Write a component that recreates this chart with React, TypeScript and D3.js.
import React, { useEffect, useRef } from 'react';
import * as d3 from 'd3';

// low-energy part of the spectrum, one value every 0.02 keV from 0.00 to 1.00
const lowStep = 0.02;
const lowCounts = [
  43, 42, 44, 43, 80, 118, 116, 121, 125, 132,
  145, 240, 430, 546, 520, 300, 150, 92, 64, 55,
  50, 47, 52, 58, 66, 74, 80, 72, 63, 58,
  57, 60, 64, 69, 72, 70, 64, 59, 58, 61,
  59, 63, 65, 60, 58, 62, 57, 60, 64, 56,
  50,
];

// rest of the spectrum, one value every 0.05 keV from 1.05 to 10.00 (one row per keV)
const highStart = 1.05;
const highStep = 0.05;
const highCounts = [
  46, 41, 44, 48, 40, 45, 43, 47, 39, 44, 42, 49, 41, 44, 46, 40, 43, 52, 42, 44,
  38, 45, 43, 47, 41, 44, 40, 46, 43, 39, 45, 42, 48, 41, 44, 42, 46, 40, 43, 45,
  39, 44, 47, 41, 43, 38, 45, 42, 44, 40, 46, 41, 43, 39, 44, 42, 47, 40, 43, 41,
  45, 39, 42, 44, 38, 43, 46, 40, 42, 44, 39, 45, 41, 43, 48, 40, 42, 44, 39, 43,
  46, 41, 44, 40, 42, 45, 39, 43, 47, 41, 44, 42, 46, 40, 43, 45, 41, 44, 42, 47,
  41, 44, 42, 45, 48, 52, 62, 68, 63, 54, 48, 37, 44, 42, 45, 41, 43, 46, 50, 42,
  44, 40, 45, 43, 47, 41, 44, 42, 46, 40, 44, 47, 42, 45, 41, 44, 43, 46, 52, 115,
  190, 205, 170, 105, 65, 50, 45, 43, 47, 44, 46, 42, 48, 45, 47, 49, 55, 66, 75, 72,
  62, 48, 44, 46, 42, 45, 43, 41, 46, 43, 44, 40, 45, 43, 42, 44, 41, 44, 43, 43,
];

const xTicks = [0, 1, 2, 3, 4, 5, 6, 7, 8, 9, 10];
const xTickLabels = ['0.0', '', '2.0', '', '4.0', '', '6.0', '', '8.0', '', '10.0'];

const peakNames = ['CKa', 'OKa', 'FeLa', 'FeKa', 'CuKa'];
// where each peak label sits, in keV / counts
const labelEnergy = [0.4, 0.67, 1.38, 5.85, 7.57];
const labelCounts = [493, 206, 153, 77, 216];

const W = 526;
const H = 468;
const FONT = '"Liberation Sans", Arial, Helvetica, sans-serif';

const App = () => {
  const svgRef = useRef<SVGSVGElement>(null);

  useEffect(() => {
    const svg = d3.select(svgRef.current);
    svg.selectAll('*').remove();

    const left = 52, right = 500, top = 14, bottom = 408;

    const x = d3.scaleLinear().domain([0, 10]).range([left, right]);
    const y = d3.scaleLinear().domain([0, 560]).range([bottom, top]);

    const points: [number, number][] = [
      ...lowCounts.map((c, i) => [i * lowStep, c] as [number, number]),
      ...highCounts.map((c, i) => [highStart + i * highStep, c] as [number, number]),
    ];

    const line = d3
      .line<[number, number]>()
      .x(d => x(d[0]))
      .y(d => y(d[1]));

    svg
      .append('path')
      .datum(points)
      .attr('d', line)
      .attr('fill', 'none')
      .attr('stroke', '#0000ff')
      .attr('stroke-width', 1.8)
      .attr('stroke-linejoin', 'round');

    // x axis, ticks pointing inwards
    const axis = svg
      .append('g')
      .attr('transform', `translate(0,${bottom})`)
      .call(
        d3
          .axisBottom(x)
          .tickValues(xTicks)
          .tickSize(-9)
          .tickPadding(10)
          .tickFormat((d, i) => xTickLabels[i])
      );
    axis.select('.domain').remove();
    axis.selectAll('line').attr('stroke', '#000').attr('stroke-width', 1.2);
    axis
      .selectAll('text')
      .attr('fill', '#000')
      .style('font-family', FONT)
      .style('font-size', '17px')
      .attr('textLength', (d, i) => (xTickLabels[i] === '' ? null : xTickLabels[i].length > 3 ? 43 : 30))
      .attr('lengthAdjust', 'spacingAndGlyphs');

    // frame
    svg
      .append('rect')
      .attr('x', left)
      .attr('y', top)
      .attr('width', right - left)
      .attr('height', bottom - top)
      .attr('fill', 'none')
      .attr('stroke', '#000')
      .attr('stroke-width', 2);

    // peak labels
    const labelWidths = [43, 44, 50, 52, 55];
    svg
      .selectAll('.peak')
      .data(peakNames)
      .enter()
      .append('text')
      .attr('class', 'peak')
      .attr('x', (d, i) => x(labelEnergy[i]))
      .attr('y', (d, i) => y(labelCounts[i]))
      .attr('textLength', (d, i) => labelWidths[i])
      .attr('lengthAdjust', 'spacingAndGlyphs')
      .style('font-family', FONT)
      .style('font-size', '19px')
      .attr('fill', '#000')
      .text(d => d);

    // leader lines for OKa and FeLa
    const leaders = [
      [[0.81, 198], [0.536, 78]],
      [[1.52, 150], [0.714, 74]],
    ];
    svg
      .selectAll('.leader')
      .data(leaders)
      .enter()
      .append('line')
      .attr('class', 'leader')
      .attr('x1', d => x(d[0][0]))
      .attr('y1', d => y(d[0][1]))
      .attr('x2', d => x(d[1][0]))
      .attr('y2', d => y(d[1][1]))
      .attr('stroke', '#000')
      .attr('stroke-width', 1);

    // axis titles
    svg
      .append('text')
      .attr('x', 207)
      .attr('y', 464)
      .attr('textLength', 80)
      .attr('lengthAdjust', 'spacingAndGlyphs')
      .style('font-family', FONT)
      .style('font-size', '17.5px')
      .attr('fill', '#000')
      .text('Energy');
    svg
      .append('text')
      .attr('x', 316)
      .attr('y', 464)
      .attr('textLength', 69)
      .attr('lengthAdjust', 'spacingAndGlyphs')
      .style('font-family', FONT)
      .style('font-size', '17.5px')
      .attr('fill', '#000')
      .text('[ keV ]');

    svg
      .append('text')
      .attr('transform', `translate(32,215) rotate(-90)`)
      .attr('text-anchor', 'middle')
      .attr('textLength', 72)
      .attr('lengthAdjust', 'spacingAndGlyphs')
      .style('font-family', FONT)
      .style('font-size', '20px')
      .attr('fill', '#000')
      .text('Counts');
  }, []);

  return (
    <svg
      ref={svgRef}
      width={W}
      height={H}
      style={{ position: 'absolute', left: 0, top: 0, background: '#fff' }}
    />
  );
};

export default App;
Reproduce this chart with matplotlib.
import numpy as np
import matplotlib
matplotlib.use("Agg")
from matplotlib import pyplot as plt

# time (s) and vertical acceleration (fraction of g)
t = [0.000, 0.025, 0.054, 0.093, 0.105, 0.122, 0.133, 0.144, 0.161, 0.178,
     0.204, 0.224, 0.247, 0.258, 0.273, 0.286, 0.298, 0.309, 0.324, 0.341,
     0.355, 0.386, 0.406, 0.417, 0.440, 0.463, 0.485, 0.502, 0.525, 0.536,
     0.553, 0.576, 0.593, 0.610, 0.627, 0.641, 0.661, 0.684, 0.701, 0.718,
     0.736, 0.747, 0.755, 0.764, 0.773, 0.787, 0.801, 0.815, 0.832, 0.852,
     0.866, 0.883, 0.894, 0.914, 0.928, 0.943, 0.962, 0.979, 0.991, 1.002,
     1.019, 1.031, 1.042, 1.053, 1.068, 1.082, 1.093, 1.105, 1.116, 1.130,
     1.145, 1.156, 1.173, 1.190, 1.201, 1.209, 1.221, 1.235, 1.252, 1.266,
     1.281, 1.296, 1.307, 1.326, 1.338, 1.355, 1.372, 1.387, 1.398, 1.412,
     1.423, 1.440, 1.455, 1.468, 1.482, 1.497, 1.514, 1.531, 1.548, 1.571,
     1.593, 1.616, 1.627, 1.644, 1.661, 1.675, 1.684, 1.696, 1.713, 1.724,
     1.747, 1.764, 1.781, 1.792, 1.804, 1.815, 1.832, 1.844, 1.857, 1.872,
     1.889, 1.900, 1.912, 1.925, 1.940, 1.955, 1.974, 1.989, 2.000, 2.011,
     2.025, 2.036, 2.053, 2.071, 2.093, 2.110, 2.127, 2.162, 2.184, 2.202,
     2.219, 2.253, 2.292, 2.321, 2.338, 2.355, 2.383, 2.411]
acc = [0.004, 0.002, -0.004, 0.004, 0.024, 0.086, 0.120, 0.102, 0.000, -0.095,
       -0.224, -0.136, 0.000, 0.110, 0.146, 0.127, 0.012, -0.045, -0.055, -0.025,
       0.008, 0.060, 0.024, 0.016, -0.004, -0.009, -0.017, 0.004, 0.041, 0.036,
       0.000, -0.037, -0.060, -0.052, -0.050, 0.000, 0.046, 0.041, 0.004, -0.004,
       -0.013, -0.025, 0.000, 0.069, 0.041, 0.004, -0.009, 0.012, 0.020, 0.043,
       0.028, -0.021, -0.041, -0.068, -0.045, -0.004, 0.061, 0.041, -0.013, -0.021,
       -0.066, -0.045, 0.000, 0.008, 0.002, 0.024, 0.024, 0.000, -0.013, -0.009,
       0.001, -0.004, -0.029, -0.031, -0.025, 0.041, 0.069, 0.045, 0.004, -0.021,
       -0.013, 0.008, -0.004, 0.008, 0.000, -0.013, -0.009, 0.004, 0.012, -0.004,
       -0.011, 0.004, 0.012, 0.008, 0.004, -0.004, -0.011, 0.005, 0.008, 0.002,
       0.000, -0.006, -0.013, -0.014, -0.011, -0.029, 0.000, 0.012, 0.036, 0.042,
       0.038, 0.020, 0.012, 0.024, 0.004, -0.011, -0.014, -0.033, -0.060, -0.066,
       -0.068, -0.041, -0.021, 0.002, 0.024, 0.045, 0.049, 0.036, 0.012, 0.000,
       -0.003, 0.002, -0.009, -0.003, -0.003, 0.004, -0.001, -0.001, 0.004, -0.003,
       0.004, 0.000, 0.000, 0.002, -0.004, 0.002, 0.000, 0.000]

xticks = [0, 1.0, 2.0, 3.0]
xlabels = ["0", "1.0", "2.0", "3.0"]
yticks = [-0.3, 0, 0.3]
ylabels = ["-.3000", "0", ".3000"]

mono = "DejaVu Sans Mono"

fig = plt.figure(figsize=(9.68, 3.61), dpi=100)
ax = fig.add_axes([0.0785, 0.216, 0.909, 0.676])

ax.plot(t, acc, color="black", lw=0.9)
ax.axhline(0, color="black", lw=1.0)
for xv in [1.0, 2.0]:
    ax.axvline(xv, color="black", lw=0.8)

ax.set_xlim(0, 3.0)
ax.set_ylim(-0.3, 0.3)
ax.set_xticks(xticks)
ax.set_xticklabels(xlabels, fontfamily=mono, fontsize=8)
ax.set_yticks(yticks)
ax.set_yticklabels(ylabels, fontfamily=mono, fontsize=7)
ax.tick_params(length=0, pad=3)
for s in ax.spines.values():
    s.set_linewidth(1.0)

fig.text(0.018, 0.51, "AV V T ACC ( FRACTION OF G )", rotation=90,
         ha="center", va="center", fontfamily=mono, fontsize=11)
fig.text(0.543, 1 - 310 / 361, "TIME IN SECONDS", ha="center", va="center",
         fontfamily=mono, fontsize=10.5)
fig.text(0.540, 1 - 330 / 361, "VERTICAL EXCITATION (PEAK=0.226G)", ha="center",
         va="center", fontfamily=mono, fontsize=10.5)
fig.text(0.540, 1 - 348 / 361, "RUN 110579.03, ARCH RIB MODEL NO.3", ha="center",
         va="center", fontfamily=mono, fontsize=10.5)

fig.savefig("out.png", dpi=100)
==================================================
GIVEN EXERCISE: Reproduce, exactly as written, the stretch of lines whose first line is the one with "Reproduce this chart with matplotlib." and whose last line is the one with "from matplotlib import pyplot as plt".

RESPONSE:
Reproduce this chart with matplotlib.
import numpy as np
import matplotlib
matplotlib.use("Agg")
from matplotlib import pyplot as plt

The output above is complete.